After getting back I went for a quick dip into the public bath house, which thankfully I had all to myself. Then back in my room I started working on my Shakyo. Shakyo is where monks write out sutras to pass along and spread the knowledge of Buddhism, in reality for visitors, you actually just trace out the characters using a traditional brush as it is meant for tourists to experience what monks do, although they told me that it is one of the shortes suturas it still took me close to 1.5 hrs to trace out the whole thing, and as a bonus I had no Idea what it said.

More Okunoin

The next morning when I woke up it was 6:25Am and the morning prayer starts at 6:30, So I jumped out of bed and threw “appropriate clothing” on and as I got out of my room, I saw another guest that I had met the night before just outside. He told me that since it was still winter time the morning prayer doesnt start until 7:00 Am.
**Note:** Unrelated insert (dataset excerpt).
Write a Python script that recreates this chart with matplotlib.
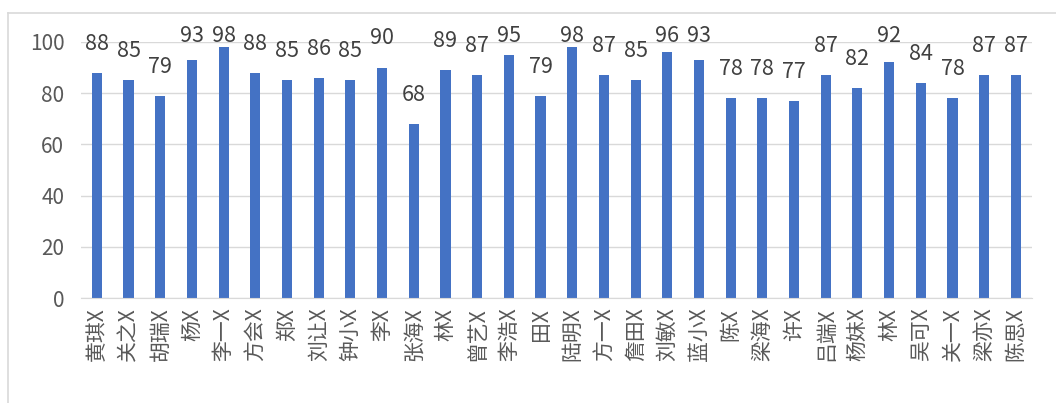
import numpy as np
import matplotlib.pyplot as plt
from matplotlib.lines import Line2D

plt.rcParams['font.family'] = ['Noto Sans CJK SC', 'DejaVu Sans']

names = ['黄琪X', '关之X', '胡瑞X', '杨X', '李一X', '方会X', '郑X', '刘让X', '钟小X', '李X',
         '张海X', '林X', '曾艺X', '李浩X', '田X', '陆明X', '方一X', '詹田X', '刘敏X', '蓝小X',
         '陈X', '梁海X', '许X', '吕端X', '杨妹X', '林X', '吴可X', '关一X', '梁亦X', '陈思X']
scores = [88, 85, 79, 93, 98, 88, 85, 86, 85, 90,
          68, 89, 87, 95, 79, 98, 87, 85, 96, 93,
          78, 78, 77, 87, 82, 92, 84, 78, 87, 87]
yticks = [0, 20, 40, 60, 80, 100]

fig = plt.figure(figsize=(10.56, 4.03), dpi=100)
ax = fig.add_axes([0.0767, 0.2605, 0.9003, 0.6355])

x = np.arange(len(names))
ax.bar(x, scores, width=0.32, color='#4472C4', zorder=3)

# data labels sit above the bars, pushed down when they would leave the chart
for xi, v in zip(x, scores):
    ax.text(xi, min(v + 9, 99.8), str(v), ha='center', va='baseline',
            fontsize=15.5, color='#404040', fontweight='light', clip_on=False)

ax.set_xlim(-0.5, len(names) - 0.5)
ax.set_ylim(0, 100)
ax.set_yticks(yticks)
ax.set_yticklabels([str(t) for t in yticks], fontsize=15, color='#595959',
                   fontweight='light')
ax.set_xticks(x)
ax.set_xticklabels(names, rotation=90, fontsize=15, color='#595959',
                   fontweight='light')
ax.tick_params(axis='y', length=0, pad=12)
ax.tick_params(axis='x', length=0, pad=7)

ax.grid(axis='y', color='#D9D9D9', linewidth=1, zorder=0)
for s in ['top', 'right', 'left']:
    ax.spines[s].set_visible(False)
ax.spines['bottom'].set_color('#D9D9D9')
ax.spines['bottom'].set_zorder(4)

# outer chart border (top and left visible)
fig.add_artist(Line2D([8 / 1056, 1.0], [1 - 13 / 403, 1 - 13 / 403],
                      color='#D9D9D9', linewidth=1.2, transform=fig.transFigure))
fig.add_artist(Line2D([8 / 1056, 8 / 1056], [0, 1 - 13 / 403],
                      color='#D9D9D9', linewidth=1.2, transform=fig.transFigure))

fig.savefig('out.png', dpi=100)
You will not know how relieved I was to hear that. So I took the extra time to go warm up in the public bath house and made it to the room where they have the ritual on time. There it was pretty much 30 min of monks reading out suturas, there was something mesmorising about it where it almost sounded like music as all the words seem to blend into a sound resonating through the room. After was the fire ritual, where they burn the Shakyo the guests and the monks wrote. As well as some pieces of wood with people wish`s written on them. It was amazing watching the monks making their way through the complicated ritual all while focusing and reading out the sutras.

More Okunoin

After breakfast it was a maad rush to get out of Koyasan to try and get to Kyoto as soon as possible with the number of things I wanted to see in Kyoto.